Frier's enthusiasm for Spanish and Spanish speakers began in 1935 when his family moved to Mexico City, according to forward in the "Yo Hablo" book created to supplement the program. He returned to the US when he was 13 speaking Spanish like the natives. He also has a Master's degree in Spanish.
"Pulling from his memory of childhood cartoon characters he drew while growing up in Mexico, and using that musical language which was his second tongue, Bill devised the "Yo Hablo" show. The childish cartoons were revised, humanized, and sophisticated under the subtle hands of friend and artist Bob Dover of Colorado Springs. The artist transformed the ideas of the child into living people. These people populate the view's guide accompanying the series as an integral part of the learning experience."
Bob Dover polished his craft working with the Walt Disney Company.
"I last met with General McDermott approximately eight years ago (he was the CEO of USAA) on his last visit to Colorado Springs. We renewed old memories of the pioneer Spanish course and its successes.

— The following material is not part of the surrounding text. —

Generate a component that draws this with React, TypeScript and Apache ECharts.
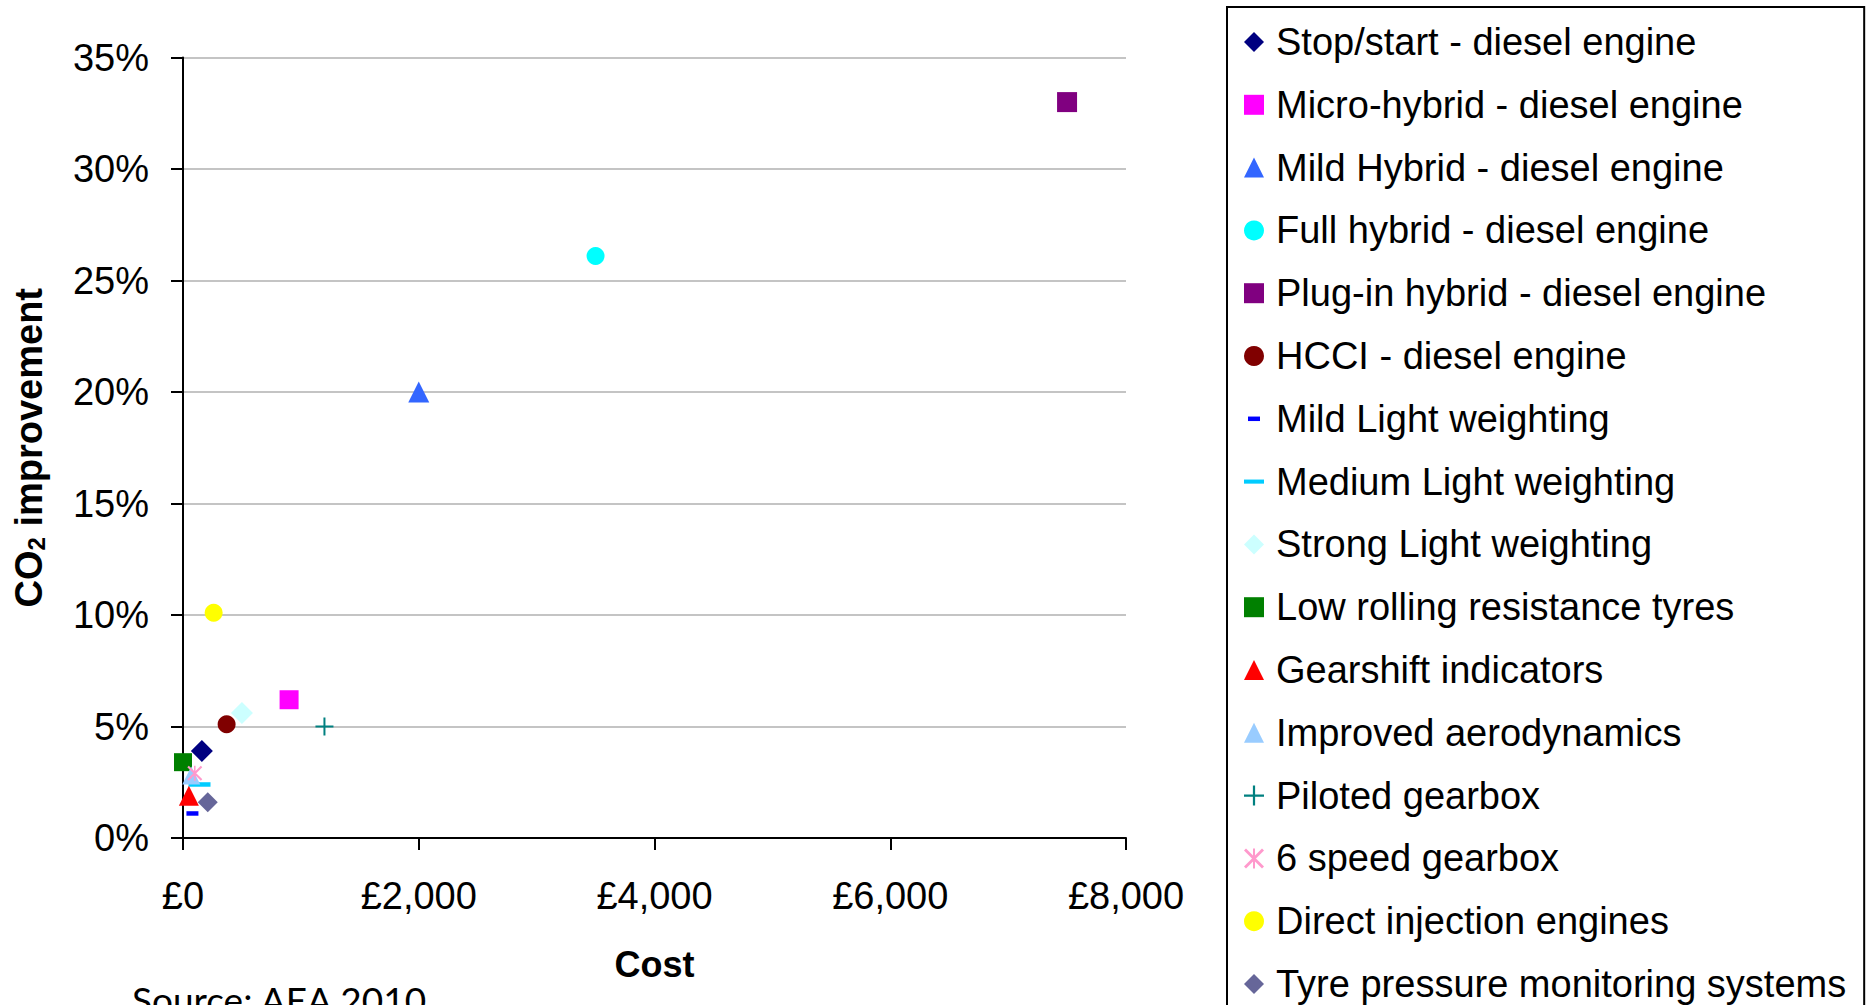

He strongly urged me to 'turn Yo Hablo upside down' teaching English to Hispanics — he emphasized the huge need it would fulfill, and with modern technology ... even one program could reach millions of families through the internet — and the central script already exists for 52 lessons.
"I launched in 2008, in the Hispania News, (a free newspaper in Colorado Springs) 'Y Ahora Yo Habo Ingles' one lesson per week," said Frier.
"I put together all of the lessons presented in 2008 and early 2009. Sadly, the editor of Hispania News, Bob Armendariz, died suddenly and Hispania News closed its doors."
Despite the setback, Frier hopes to share the value of his Spanish/English program that potentially could reach millions. He wants to transfer the entire course to the internet and perhaps sell, for a small fee, the cartoon text to fund future endeavors, such as editing the Spanish program "upside down" on to video, and teaching basic conversational English to Hispanics, as General McDermott suggested. 
The program, if he is successful or not, is just one more example of a lifetime of honor and service.